Third: If you are writing a thesis and I am reading it, it is generally not a good idea to piss me off too early while reading the thesis. I tend to go into Extreme Bitch Mode when irritated. I mark grammar errors. I find non sequiturs. I find missing or wrong footnotes. Is this a threat? Yes it is. Learn to write inclusively. Learn to see woman as human beings, on equal footing. Work for equality -- it's everyone's job, not just the women, to see that people are treated equally.

2012-09-12

The long backup

A new Mac needs a new Time Capsule - the old one is very full. I ordered a 2 TB (Terabyte! That's 1012 byte or  1.000.000.000.000 byte. My first hard disk, called a Winchester disk, was for my diploma thesis and hat 5 MB. And I couldn't imagine how on earth I would fill it. Today my camera drops that much on the miniSD for a good picture.

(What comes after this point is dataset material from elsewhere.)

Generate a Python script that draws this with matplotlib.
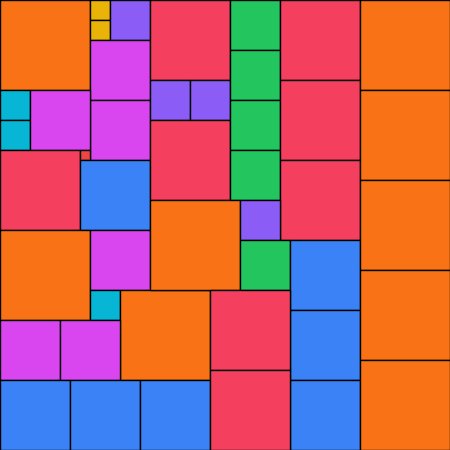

Anyway, it's an Apple product. Unwrap, unplug, click, done. Well, almost. You see, I now have 171 GB of stuff on my laptop. I'm sure half of it is no longer needed, but whatever. Since I'm home for two days I got is started right away. 30 hours later the little window says: "5 seconds left". It had said that for quite some time, however. I went to bed, and this morning it proudly announces that the first backup has been taken. 36 1/2 hours. Puh!

But I feel better now. My machine had been bitching at me every 4 hours that I really, really needed to dump a backup. Now I can smugly ask my students when their last backup was, safe in the knowledge that mine was taken automatically last night.

2012-09-04

I blinked

Gee, looks like I blinked and missed summer....

Here it is, September. The nights are getting dark sooner. The sun comes up later in the mornings. There's a chill in the night air, and the noonday sun doesn't quite warm you up like it should.

I've had a fire in the fireplace now two nights running. What did I accomplish over the summer? Well, the book is coming along, hit 100 pages last night but there is still much road to cover. And a semester to get started...

A few more days to enjoy before I get back, and hope to get back to blogging.